Vigilance urged as Bluetongue is found in England

NI farmers are being urged to look for signs of Bluetongue
NI farmers are being urged to look for signs of Bluetongue

The Department of Agriculture, Environment and Rural Affairs (DAERA) and the Ulster Farmers’ Union are urging farmers to be vigilant following confirmation that cattle recently imported to England from France have tested positive for Bluetongue.

The infected cattle entered the UK in early September and the virus was detected during routine post-movement testing.

Calling for increased vigilance here, Northern Ireland’s Chief Veterinary Officer, Dr. Robert Huey is reminding all herd and flock keepers to source animals responsibly and to be aware of the risks associated with sourcing animals from Continental Europe.

Dr Huey said: “Bluetongue does not pose a threat to human health or food safety, but can have a severe impact on affected farms and to international trade.

“While the UK’s robust disease surveillance procedures have worked, the latest identification of the virus reminds farmers for the need to remain vigilant and highlights the risks of importing animals from disease-affected areas into their herds.

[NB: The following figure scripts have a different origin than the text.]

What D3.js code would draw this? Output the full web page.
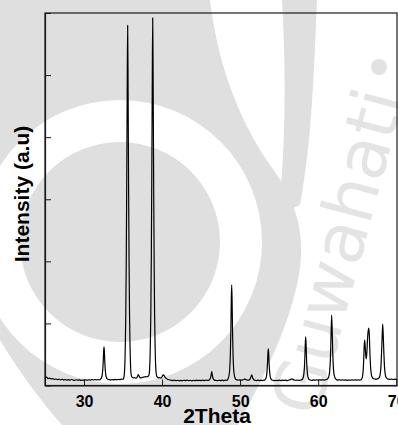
<!DOCTYPE html>
<html>
<head>
<meta charset="utf-8">
<script src="https://cdn.jsdelivr.net/npm/d3@7/dist/d3.min.js"></script>
<style>
  html, body { margin: 0; padding: 0; background: #ffffff; }
  svg { display: block; font-family: "Liberation Sans", Arial, sans-serif; }
</style>
</head>
<body>
<svg id="chart" width="398" height="425"></svg>
<script>
// X-ray diffraction scan: [2θ (degrees), intensity (counts)]
const scan = [
  [25.0,118],[25.2,135],[25.4,112],[25.6,120],[25.8,105],[26.0,110],[26.2,98],[26.4,104],
  [26.6,95],[26.8,101],[27.0,92],[27.2,99],[27.4,90],[27.6,96],[27.8,88],[28.0,94],
  [28.2,86],[28.4,97],[28.6,89],[28.8,84],[29.0,93],[29.2,85],[29.4,90],[29.6,82],
  [29.8,88],[30.0,84],[30.2,91],[30.4,86],[30.6,93],[30.8,88],[31.0,95],[31.2,89],
  [31.4,96],[31.6,90],[31.8,94],[32.0,92],
  [32.11,103],[32.21,118],[32.31,156],[32.39,240],[32.46,383],[32.51,543],[32.56,622],
  [32.61,543],[32.66,383],[32.73,240],[32.81,156],[32.91,118],[33.01,103],
  [33.2,95],[33.4,90],[33.6,96],[33.8,91],[34.0,98],[34.2,92],[34.4,99],[34.6,95],
  [34.8,102],[34.99,100],
  [35.09,120],[35.17,190],[35.24,380],[35.29,650],[35.35,1150],[35.41,2000],[35.47,3200],
  [35.53,4700],[35.59,5800],[35.65,4700],[35.71,3200],[35.77,2000],[35.83,1150],
  [35.89,660],[35.94,400],[36.01,210],[36.09,150],[36.19,130],
  [36.3,122],[36.45,128],[36.6,118],[36.75,126],[36.85,145],[36.95,175],[37.05,155],
  [37.15,130],[37.3,122],[37.45,128],[37.6,134],[37.75,138],[37.9,142],[38.05,140],
  [38.2,148],[38.3,162],[38.38,220],[38.45,410],[38.50,680],[38.56,1180],[38.62,2050],
  [38.68,3300],[38.74,4800],[38.80,5920],[38.86,4800],[38.92,3300],[38.98,2050],
  [39.04,1180],[39.10,680],[39.15,420],[39.22,230],[39.30,160],[39.40,135],
  [39.55,122],[39.7,128],[39.85,120],[40.0,140],[40.1,165],[40.2,172],[40.3,150],
  [40.42,125],[40.55,112],[40.7,100],[40.85,95],[41.0,88],[41.2,84],[41.4,80],[41.6,86],
  [41.8,78],[42.0,83],[42.2,76],[42.4,82],[42.6,77],[42.8,84],[43.0,79],[43.2,85],
  [43.4,78],[43.6,83],[43.8,76],[44.0,82],[44.2,78],[44.4,86],[44.6,80],[44.8,84],
  [45.0,79],[45.2,85],[45.4,80],[45.6,86],[45.8,82],[46.0,87],
  [46.11,97],[46.21,125],[46.29,175],[46.36,222],[46.43,175],[46.51,125],[46.61,97],
  [46.71,87],[46.9,82],[47.1,78],[47.3,84],[47.5,79],[47.7,85],[47.9,80],[48.1,86],
  [48.3,83],[48.47,113],
  [48.57,159],[48.67,267],[48.75,513],[48.82,929],[48.87,1391],[48.92,1622],[48.97,1391],
  [49.02,929],[49.09,513],[49.17,267],[49.27,159],[49.37,113],
  [49.5,95],[49.7,86],[49.9,90],[50.1,84],[50.3,91],[50.5,98],[50.6,108],[50.7,96],
  [50.9,88],[51.05,86],[51.18,90],[51.33,115],[51.48,172],[51.63,115],[51.78,90],
  [51.95,84],[52.1,80],[52.3,86],[52.5,79],[52.7,84],[52.9,80],[53.05,86],[53.16,90],
  [53.26,106],[53.36,141],[53.44,223],[53.51,361],[53.56,514],[53.61,590],[53.66,514],
  [53.71,361],[53.78,223],[53.86,141],[53.96,106],[54.06,90],
  [54.25,83],[54.45,78],[54.65,84],[54.85,79],[55.05,85],[55.25,80],[55.45,86],
  [55.65,81],[55.85,85],[56.05,80],[56.25,88],[56.45,95],[56.6,108],[56.75,98],
  [56.95,88],[57.15,83],[57.35,87],[57.55,82],[57.75,86],[57.95,96],
  [58.05,117],[58.15,166],[58.23,278],[58.30,467],[58.35,677],[58.40,782],[58.45,677],
  [58.50,467],[58.57,278],[58.65,166],[58.75,117],[58.85,96],
  [59.0,88],[59.2,84],[59.4,90],[59.6,85],[59.8,91],[60.0,86],[60.2,92],[60.4,87],
  [60.6,93],[60.8,88],[61.0,94],[61.15,100],[61.25,115],
  [61.35,140],[61.45,200],[61.53,330],[61.60,560],[61.66,860],[61.73,1135],[61.80,860],
  [61.86,560],[61.93,330],[62.01,200],[62.11,140],[62.21,112],
  [62.35,95],[62.55,88],[62.75,92],[62.95,86],[63.15,91],[63.35,85],[63.55,90],
  [63.75,84],[63.95,89],[64.15,85],[64.35,91],[64.55,86],[64.75,92],[64.95,87],
  [65.15,90],[65.3,86],
  [65.40,88],[65.55,100],[65.65,130],[65.75,220],[65.83,400],[65.90,640],[65.96,733],
  [66.03,620],[66.10,480],[66.17,430],[66.25,560],[66.33,760],[66.41,880],[66.48,926],
  [66.55,830],[66.62,560],[66.70,330],[66.80,190],[66.90,140],[67.00,118],[67.15,108],
  [67.3,104],[67.45,100],[67.55,106],
  [67.67,110],[67.82,128],[67.94,175],[68.04,300],[68.12,520],[68.20,800],[68.27,990],
  [68.34,800],[68.42,520],[68.50,300],[68.60,175],[68.72,128],[68.87,110],
  [69.0,103],[69.2,98],[69.4,104],[69.6,97],[69.8,102],[70.0,98],[70.1,100]
];

const xTicks = [30, 40, 50, 60, 70];
const yTicks = [0, 1000, 2000, 3000, 4000, 5000, 6000];
const xTitle = "2Theta";
const yTitle = "Intensity (a.u)";

const svg = d3.select("#chart");
const plot = { left: 45, right: 397, top: 13, bottom: 385.5 };

// ---- background emblem (light grey) ----
const grey = "#dfdfdf";
const wm = svg.append("g").attr("stroke", "none");
// outer swoosh: large grey body, then a white gap ring, then the central disc
wm.append("path").attr("fill", grey).attr("d",
  "M0,0 L210,0 C216,50 232,110 270,165 C300,205 306,240 298,280 " +
  "C288,330 262,380 238,425 L62,425 C40,400 18,370 0,340 Z");
wm.append("circle").attr("cx", 120).attr("cy", 242).attr("r", 142).attr("fill", "#ffffff");
wm.append("circle").attr("cx", 120).attr("cy", 242).attr("r", 100).attr("fill", grey);
// right-hand stroke of the emblem
wm.append("path").attr("fill", grey).attr("d",
  "M282,0 L317,0 C314,70 312,140 300,205 L278,215 C286,150 286,70 282,0 Z");
// lettering along the right edge
svg.append("text")
  .attr("transform", "translate(404,97) rotate(-75)")
  .attr("text-anchor", "end")
  .attr("font-family", "'DejaVu Sans', sans-serif")
  .attr("font-size", 70)
  .attr("fill", "#e4e4e4")
  .text("Guwahati");
wm.append("circle").attr("cx", 379).attr("cy", 67).attr("r", 8).attr("fill", "#e2e2e2");

// ---- scales ----
const x = d3.scaleLinear().domain([25, 70.1]).range([plot.left, plot.right]);
const y = d3.scaleLinear().domain([0, 6000]).range([plot.bottom, plot.top]);

// ---- frame ----
svg.append("rect")
  .attr("x", plot.left).attr("y", plot.top)
  .attr("width", plot.right - plot.left).attr("height", plot.bottom - plot.top)
  .attr("fill", "none").attr("stroke", "#1a1a1a").attr("stroke-width", 1.2);

// ---- axes (inward ticks) ----
const xAxis = svg.append("g")
  .attr("transform", `translate(0,${plot.bottom})`)
  .call(d3.axisBottom(x).tickValues(xTicks).tickSizeInner(-6).tickSizeOuter(0).tickPadding(10));
xAxis.select(".domain").attr("stroke", "#1a1a1a").attr("stroke-width", 1.2);
xAxis.selectAll(".tick line").attr("stroke", "#1a1a1a").attr("stroke-width", 1);
xAxis.selectAll(".tick text")
  .attr("font-family", "'Liberation Sans', Arial, sans-serif")
  .attr("font-size", 16).attr("font-weight", "bold").attr("fill", "#000");

const yAxis = svg.append("g")
  .attr("transform", `translate(${plot.left},0)`)
  .call(d3.axisLeft(y).tickValues(yTicks).tickSizeInner(-6).tickSizeOuter(0).tickFormat(""));
yAxis.select(".domain").attr("stroke", "#1a1a1a").attr("stroke-width", 1.2);
yAxis.selectAll(".tick line").attr("stroke", "#1a1a1a").attr("stroke-width", 1);

// ---- diffraction pattern ----
svg.append("clipPath").attr("id", "plotClip")
  .append("rect")
  .attr("x", plot.left).attr("y", plot.top)
  .attr("width", plot.right - plot.left).attr("height", plot.bottom - plot.top);

const line = d3.line()
  .x(d => x(d[0]))
  .y(d => y(d[1]))
  .curve(d3.curveMonotoneX);

svg.append("path")
  .datum(scan)
  .attr("clip-path", "url(#plotClip)")
  .attr("d", line)
  .attr("fill", "none")
  .attr("stroke", "#000")
  .attr("stroke-width", 1.2)
  .attr("stroke-linejoin", "round");

// ---- axis titles ----
svg.append("text")
  .attr("x", 217).attr("y", 423)
  .attr("text-anchor", "middle")
  .attr("font-size", 21).attr("font-weight", "bold").attr("fill", "#000")
  .text(xTitle);

svg.append("text")
  .attr("transform", "translate(29,194) rotate(-90)")
  .attr("text-anchor", "middle")
  .attr("font-size", 21).attr("font-weight", "bold").attr("fill", "#000")
  .text(yTitle);
</script>
</body>
</html>
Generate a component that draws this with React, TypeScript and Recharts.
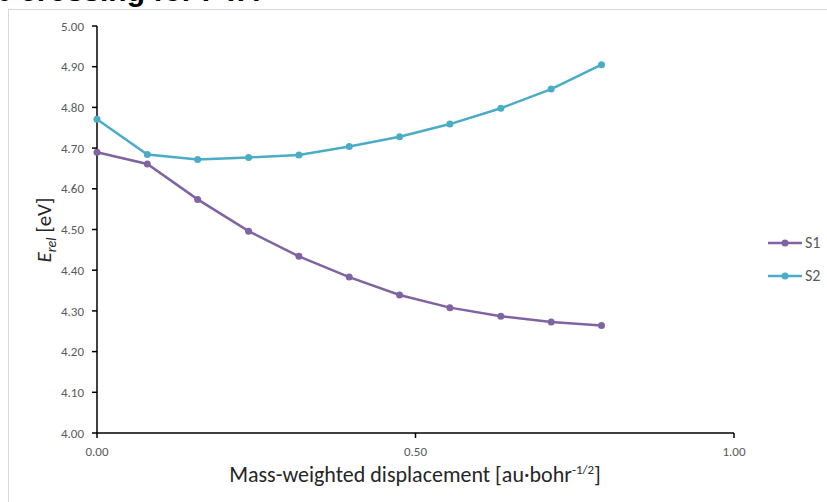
import React from 'react';
import { LineChart, Line, XAxis, YAxis, Legend } from 'recharts';

const xValues = [0, 0.079, 0.158, 0.238, 0.317, 0.396, 0.475, 0.554, 0.634, 0.713, 0.792];
const s1Values = [4.69, 4.661, 4.574, 4.496, 4.434, 4.383, 4.339, 4.308, 4.287, 4.273, 4.264];
const s2Values = [4.771, 4.684, 4.672, 4.677, 4.683, 4.704, 4.728, 4.759, 4.798, 4.845, 4.905];
const xTicks = [0, 0.5, 1];
const yTicks = [4.0, 4.1, 4.2, 4.3, 4.4, 4.5, 4.6, 4.7, 4.8, 4.9, 5.0];
const seriesNames = ['S1', 'S2'];
const seriesColors = ['#8064A2', '#4BACC6'];
const titleText = 'Lb crossing for PTA';

const data = xValues.map((x, i) => ({ x, S1: s1Values[i], S2: s2Values[i] }));

const FONT = 'Carlito, Calibri, Lato, sans-serif';

const renderLegend = () => (
  <div>
    {seriesNames.map((n, i) => (
      <div key={n} style={{ display: 'flex', alignItems: 'center', height: 33 }}>
        <svg width={34} height={10} style={{ display: 'block' }}>
          <line x1={0} y1={5} x2={34} y2={5} stroke={seriesColors[i]} strokeWidth={2.5} />
          <circle cx={17} cy={5} r={3.5} fill={seriesColors[i]} />
        </svg>
        <span style={{ marginLeft: 3, fontSize: 16, color: '#595959', fontFamily: FONT, lineHeight: '16px' }}>{n}</span>
      </div>
    ))}
  </div>
);

const YLabel = () => {
  const cx = 44;
  const cy = 230;
  return (
    <g transform={`translate(${cx}, ${cy}) rotate(-90)`}>
      <text
        x={0}
        y={7}
        textAnchor="middle"
        fontSize={21}
        fill="#262626"
        fontFamily={FONT}
      >
        <tspan fontStyle="italic">E</tspan>
        <tspan fontStyle="italic" fontSize={14} dy={5}>rel</tspan>
        <tspan dy={-5}> [eV]</tspan>
      </text>
    </g>
  );
};

const XLabel = () => {
  const cx = 415;
  const y = 482;
  return (
    <text x={cx} y={y} textAnchor="middle" fontSize={22} fill="#262626" fontFamily={FONT}>
      Mass-weighted displacement [au·bohr
      <tspan fontSize={13} dy={-8}>-1/2</tspan>
      <tspan dy={8}>]</tspan>
    </text>
  );
};

export default function App() {
  return (
    <div style={{ position: 'absolute', left: 0, top: 0, width: 827, height: 502, overflow: 'hidden', background: '#fff' }}>
      <div
        style={{
          position: 'absolute',
          left: 8,
          top: 9,
          width: 900,
          height: 600,
          borderLeft: '1px solid #D9D9D9',
          borderTop: '1px solid #D9D9D9',
        }}
      />
      <div
        style={{
          position: 'absolute',
          left: -25,
          top: -24,
          fontFamily: '"Liberation Sans", Arial, sans-serif',
          fontWeight: 'bold',
          fontSize: 30,
          lineHeight: '30px',
          whiteSpace: 'nowrap',
          color: '#000',
        }}
      >
        {titleText}
      </div>
      <div style={{ position: 'absolute', left: 0, top: 0 }}>
        <LineChart width={827} height={502} data={data} margin={{ top: 26, right: 33, bottom: 29, left: 37 }}>
          <XAxis
            dataKey="x"
            type="number"
            domain={[0, 1]}
            ticks={xTicks}
            interval={0}
            tickFormatter={(v: number) => v.toFixed(2)}
            tickSize={5}
            tickMargin={9}
            height={40}
            axisLine={{ stroke: '#000', strokeWidth: 1.5 }}
            tickLine={{ stroke: '#000', strokeWidth: 1.5 }}
            tick={{ fontSize: 13, fill: '#595959', fontFamily: FONT }}
            label={<XLabel />}
          />
          <XAxis
            xAxisId="top"
            orientation="top"
            dataKey="x"
            type="number"
            domain={[0, 1]}
            height={0}
            tick={false}
            tickLine={false}
            axisLine={{ stroke: '#000', strokeWidth: 1.5 }}
          />
          <YAxis
            type="number"
            domain={[4, 5]}
            ticks={yTicks}
            interval={0}
            tickFormatter={(v: number) => v.toFixed(2)}
            tickSize={5}
            tickMargin={8}
            width={60}
            axisLine={{ stroke: '#000', strokeWidth: 1.5 }}
            tickLine={{ stroke: '#000', strokeWidth: 1.5 }}
            tick={{ fontSize: 13, fill: '#595959', fontFamily: FONT }}
            label={<YLabel />}
          />
          <YAxis
            yAxisId="right"
            orientation="right"
            type="number"
            domain={[4, 5]}
            width={0}
            tick={false}
            tickLine={false}
            axisLine={{ stroke: '#000', strokeWidth: 1.5 }}
          />
          <Legend
            layout="vertical"
            align="right"
            verticalAlign="middle"
            content={renderLegend}
            wrapperStyle={{ left: 768, top: 226, width: 60 }}
          />
          {seriesNames.map((n, i) => (
            <Line
              key={n}
              dataKey={n}
              type="linear"
              stroke={seriesColors[i]}
              strokeWidth={2.5}
              dot={{ r: 3.5, fill: seriesColors[i], stroke: seriesColors[i], strokeWidth: 0 }}
              activeDot={false}
              isAnimationActive={false}
            />
          ))}
        </LineChart>
      </div>
    </div>
  );
}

“The main risk to Northern Ireland remains the import of infected animals or germplasm (semen or ova). Farmers should consider the potentially severe consequences of importing animals from, or transiting through, Bluetongue affected countries or zones. The risk is not only to themselves but to our whole industry as trade can be badly affected as a result. It is vital that all of us continue to work hard to keep Bluetongue out.”

Dr Huey added: “Anyone who imports from Bluetongue affected countries or zones faces the possibility that if the imported animals are subsequently found to be infected with bluetongue, then they will be slaughtered and no compensation will be paid.”

The UFU echoed Dr Huey’s call for vigilance.

UFU deputy president, David Brown said: “It is reassuring that the systems in place detected the disease quickly and swift action was taken. But it is a reminder to all livestock keepers of the importance of responsibly sourcing animals and to be fully aware of the potential risks when importing animals. Farmers should also be aware that they will not be eligible for compensation if an animal they import is found to have Bluetongue.

“Northern Ireland has been Bluetongue free for a number of years and all cattle farmers want to keep it that way. Bluetongue is a notifiable disease and farmers should report any concerns immediately to DAERA,” said Mr Brown.

The Animal and Plant Health Agency (APHA) and the Pirbright Institute identified the disease in the animals when they were brought to North Yorkshire from an assembly centre in Central France, where bluetongue continues to slowly spread.

Bluetongue does not affect people or food safety. The virus is transmitted by midge bites and affects cows, goats, sheep and other camelids such as llamas. It can reduce milk yield and cause infertility and in the most severe cases is fatal for infected animals. The midges are most active between May and October and not all susceptible animals show immediate signs of contracting the virus.

Action is being taken to ensure the risk of spread of the disease is reduced, with movement restrictions at the affected premises. The two cattle were isolated and have been humanely culled.